In the interview, Mr Onyema expressed his ‘irritation’ about a perennial rumour that he had been fronting for Patience Jonathan in operating Air Peace, saying he had “never met” the former Nigerian First Lady in his life.
He said he grew up in Warri, but moved to Lagos shortly after graduating from the University of Ibadan and becoming a lawyer in 1989. When he moved to Lagos in 1990, he initially joined a law firm, where he worked for a few years before going into real estate.
It was in real estate that he said he became fortunate from selling lands in Lekki and other priced areas in the Nigerian commercial capital.
“By 2008, I was receiving about 18 per cent interest on my deposits. I was building estates from interest alone,” he told City People.
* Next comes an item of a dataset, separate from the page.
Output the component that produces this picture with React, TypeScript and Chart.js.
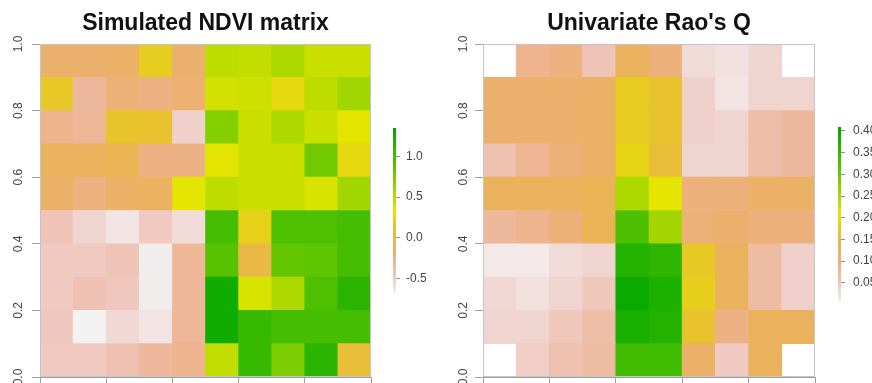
import React, { useEffect, useRef } from "react";
import { Chart, registerables } from "chart.js";

Chart.register(...registerables);

const ndviTitle = "Simulated NDVI matrix";
const raoTitle = "Univariate Rao's Q";
const axisTicks = [0, 0.2, 0.4, 0.6, 0.8, 1.0];

// rows from top (y 0.9-1.0) to bottom (y 0-0.1), columns left to right
const ndvi: number[][] = [
  [-0.13, -0.13, -0.11, 0.2, -0.13, 0.48, 0.46, 0.54, 0.44, 0.44],
  [0.17, -0.33, -0.17, -0.23, -0.15, 0.4, 0.42, 0.27, 0.48, 0.58],
  [-0.27, -0.31, 0.15, 0.13, -0.52, 0.7, 0.44, 0.54, 0.44, 0.34],
  [-0.07, -0.07, -0.03, -0.23, -0.23, 0.34, 0.44, 0.44, 0.78, 0.27],
  [-0.11, -0.21, -0.11, -0.09, 0.34, 0.48, 0.44, 0.44, 0.38, 0.58],
  [-0.44, -0.54, -0.62, -0.48, -0.58, 0.98, 0.23, 0.94, 0.94, 0.98],
  [-0.48, -0.48, -0.44, -0.66, -0.31, 0.9, 0.03, 0.84, 0.86, 0.98],
  [-0.48, -0.42, -0.46, -0.66, -0.31, 1.25, 0.38, 0.54, 0.94, 1.11],
  [-0.46, -0.68, -0.56, -0.62, -0.31, 1.25, 1.05, 0.98, 0.98, 0.98],
  [-0.48, -0.48, -0.42, -0.33, -0.27, 0.46, 1.05, 0.74, 1.11, 0.09],
];

const rao: (number | null)[][] = [
  [null, 0.087, 0.099, 0.054, 0.127, 0.103, 0.026, 0.022, 0.034, null],
  [0.115, 0.115, 0.115, 0.119, 0.179, 0.167, 0.038, 0.018, 0.034, 0.034],
  [0.115, 0.115, 0.115, 0.119, 0.179, 0.167, 0.038, 0.034, 0.066, 0.075],
  [0.058, 0.083, 0.107, 0.119, 0.191, 0.159, 0.034, 0.034, 0.066, 0.075],
  [0.127, 0.127, 0.127, 0.135, 0.248, 0.208, 0.103, 0.103, 0.119, 0.119],
  [0.075, 0.087, 0.107, 0.135, 0.328, 0.256, 0.107, 0.115, 0.103, 0.103],
  [0.014, 0.014, 0.026, 0.034, 0.369, 0.357, 0.175, 0.127, 0.07, 0.038],
  [0.03, 0.022, 0.034, 0.05, 0.397, 0.377, 0.183, 0.127, 0.07, 0.038],
  [0.034, 0.034, 0.05, 0.066, 0.381, 0.369, 0.167, 0.095, 0.127, 0.127],
  [null, 0.042, 0.058, 0.07, 0.34, 0.34, 0.119, 0.046, 0.127, null],
];

const ndviLegendTicks = [-0.5, 0.0, 0.5, 1.0];
const raoLegendTicks = [0.05, 0.1, 0.15, 0.2, 0.25, 0.3, 0.35, 0.4];
const ndviRange = [-0.68, 1.35];
const raoRange = [0.006, 0.409];

const FONT = "'Liberation Sans', Arial, Helvetica, sans-serif";
const LINE = "#a0a0a0";
const TEXT = "#444444";

function hsvToRgb(h: number, s: number, v: number): string {
  const c = v * s;
  const hp = h / 60;
  const x = c * (1 - Math.abs((hp % 2) - 1));
  let r = 0, g = 0, b = 0;
  if (hp < 1) { r = c; g = x; }
  else if (hp < 2) { r = x; g = c; }
  else if (hp < 3) { g = c; b = x; }
  else if (hp < 4) { g = x; b = c; }
  else if (hp < 5) { r = x; b = c; }
  else { r = c; b = x; }
  const m = v - c;
  const to = (u: number) => Math.round((u + m) * 255);
  return `rgb(${to(r)},${to(g)},${to(b)})`;
}

// reversed R terrain.colors: f=0 light grey, f=0.5 yellow, f=1 green
function terrain(f: number): string {
  const t0 = Math.max(0, Math.min(1, f));
  if (t0 >= 0.5) {
    const t = (1 - t0) / 0.5;
    return hsvToRgb(120 - 60 * t, 1, 0.65 + 0.25 * t);
  }
  const t = (0.5 - t0) / 0.5;
  return hsvToRgb(60 - 60 * t, 1 - t, 0.9 + 0.05 * t);
}

function framePlugin() {
  return {
    id: "frame",
    afterDatasetsDraw(chart: any) {
      const { ctx, chartArea: a } = chart;
      ctx.save();
      ctx.strokeStyle = "#c4c4c4";
      ctx.lineWidth = 1;
      ctx.strokeRect(Math.round(a.left) + 0.5, Math.round(a.top) + 0.5, Math.round(a.right - a.left) - 1, Math.round(a.bottom - a.top) - 1);
      ctx.restore();
    },
  };
}

function makeHeatmap(canvas: HTMLCanvasElement, matrix: (number | null)[][], range: number[], title: string, yWidth: number, labelPad: number, padRight: number) {
  const pts: any[] = [];
  const cols: string[] = [];
  const n = matrix.length;
  matrix.forEach((row, r) => {
    row.forEach((v, c) => {
      if (v === null) return;
      pts.push({ x: (c + 0.5) / row.length, y: [(n - 1 - r) / n, (n - r) / n] });
      cols.push(terrain((v - range[0]) / (range[1] - range[0])));
    });
  });
  return new Chart(canvas, {
    type: "bar",
    data: {
      datasets: [
        {
          data: pts,
          backgroundColor: cols,
          borderWidth: 0,
          barPercentage: 1,
          categoryPercentage: 1,
        } as any,
      ],
    },
    options: {
      animation: false,
      responsive: false,
      devicePixelRatio: 1,
      layout: { padding: { left: 0, right: padRight, top: 0, bottom: 0 } },
      plugins: {
        legend: { display: false },
        tooltip: { enabled: false },
        title: {
          display: true,
          text: title,
          fullSize: false,
          color: "#111111",
          font: { family: FONT, size: 23, weight: "bold", lineHeight: 1.2 },
          padding: { top: 10, bottom: 6.4 },
        },
      },
      scales: {
        x: {
          type: "linear",
          min: 0,
          max: 1,
          offset: false,
          afterBuildTicks: (s: any) => { s.ticks = axisTicks.map((v) => ({ value: v })); },
          ticks: { display: false },
          grid: { offset: false, drawOnChartArea: false, drawTicks: true, tickLength: 6, color: LINE },
          border: { display: true, color: LINE },
          afterFit: (s: any) => { s.height = 6; s.paddingLeft = 0; s.paddingRight = 0; },
        },
        y: {
          type: "linear",
          min: 0,
          max: 1,
          afterBuildTicks: (s: any) => { s.ticks = axisTicks.map((v) => ({ value: v })); },
          ticks: {
            minRotation: 90,
            maxRotation: 90,
            crossAlign: "center",
            padding: labelPad,
            color: TEXT,
            font: { family: FONT, size: 12 },
            callback: (v: any) => Number(v).toFixed(1),
          },
          grid: { drawOnChartArea: false, drawTicks: true, tickLength: 8, color: LINE },
          border: { display: true, color: LINE },
          afterFit: (s: any) => { s.width = yWidth; s.paddingTop = 0; s.paddingBottom = 0; },
        },
      },
    } as any,
    plugins: [framePlugin()],
  });
}

function makeColorbar(canvas: HTMLCanvasElement, range: number[], ticks: number[], digits: number, padTop: number, padBottom: number, axisWidth: number, labelPad: number) {
  const gradientPlugin = {
    id: "gradientBar",
    beforeDatasetsDraw(chart: any) {
      const { ctx, chartArea: a } = chart;
      const ys = chart.scales.y;
      const y0 = ys.getPixelForValue(range[0]);
      const y1 = ys.getPixelForValue(range[1]);
      const g = ctx.createLinearGradient(0, y0, 0, y1);
      for (let i = 0; i <= 40; i++) g.addColorStop(i / 40, terrain(i / 40));
      ctx.save();
      ctx.fillStyle = g;
      ctx.fillRect(a.left, y1, a.right - a.left, y0 - y1);
      ctx.restore();
    },
  };
  return new Chart(canvas, {
    type: "scatter",
    data: { datasets: [] },
    options: {
      animation: false,
      responsive: false,
      devicePixelRatio: 1,
      layout: { padding: { left: 8, right: 0, top: padTop, bottom: padBottom } },
      plugins: { legend: { display: false }, tooltip: { enabled: false }, title: { display: false } },
      scales: {
        x: { type: "linear", display: false, min: 0, max: 1 },
        y: {
          type: "linear",
          position: "right",
          min: range[0],
          max: range[1],
          afterBuildTicks: (s: any) => { s.ticks = ticks.map((v) => ({ value: v })); },
          ticks: {
            padding: labelPad,
            color: TEXT,
            font: { family: FONT, size: 12 },
            callback: (v: any) => Number(v).toFixed(digits),
          },
          grid: { drawOnChartArea: false, drawTicks: true, tickLength: 4, color: "#909090" },
          border: { display: false },
          afterFit: (s: any) => { s.width = axisWidth; s.paddingTop = 0; s.paddingBottom = 0; },
        },
      },
    } as any,
    plugins: [gradientPlugin],
  });
}

export default function App() {
  const leftRef = useRef<HTMLCanvasElement>(null);
  const rightRef = useRef<HTMLCanvasElement>(null);
  const leftBarRef = useRef<HTMLCanvasElement>(null);
  const rightBarRef = useRef<HTMLCanvasElement>(null);

  useEffect(() => {
    const charts = [
      makeHeatmap(leftRef.current!, ndvi, ndviRange, ndviTitle, 40, 4.5, 9),
      makeHeatmap(rightRef.current!, rao, raoRange, raoTitle, 47, 3, 11),
      makeColorbar(leftBarRef.current!, ndviRange, ndviLegendTicks, 1, 18, 17, 40, 6),
      makeColorbar(rightBarRef.current!, raoRange, raoLegendTicks, 2, 17, 18, 31, 8),
    ];
    return () => charts.forEach((c) => c.destroy());
  }, []);

  const abs = (left: number, top: number, w: number, h: number): React.CSSProperties => ({
    position: "absolute",
    left,
    top,
    width: w,
    height: h,
  });

  return (
    <div style={{ position: "absolute", left: 0, top: 0, width: 872, height: 383, overflow: "hidden", background: "#ffffff" }}>
      <canvas ref={leftRef} width={380} height={383} style={abs(0, 0, 380, 383)} />
      <canvas ref={leftBarRef} width={51} height={200} style={abs(385, 110, 51, 200)} />
      <canvas ref={rightRef} width={390} height={383} style={abs(436, 0, 390, 383)} />
      <canvas ref={rightBarRef} width={42} height={210} style={abs(830, 110, 42, 210)} />
    </div>
  );
}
He said it was in 2008 that he discussed launching Air Peace with his wife, and getting a licence for the airline took several years with exhaustive efforts.
“I brought my finances into it (Air Peace) while getting support from the banks too,” Mr Onyema told the magazine.
“When I had gone halfway with the acquisition of my aircraft, I discovered that it was more than I thought. So I borrowed money from the banks.
“Fidelity Bank is there for anyone who cares to see. I pay the bank daily from sales. It is automatic,” Mr Onyema said.
Since then, Mr Onyema said Air Peace has become so successful that commercial banks can no longer pass on any opportunity to do business with it, even as he emphasised that the company was whole owned by him.
“I have integrity and every bank that knows my pedigree like Fidelity would readily do business with me,” Mr Onyema said. “I equally borrowed from Zenith but not as much as I did with Fidelity. This is how I set up my airline. For the record, I own Air Peace 100 per cent.”
In another interview last October, Mr Onyema said Air Peace had a staff strength of 3,000, out of which about 2,000 are women. He spoke glowingly of the dedication of women on his staff, especially top officials like Ms Eghagha whose intelligence and energy he said keep the company flourishing.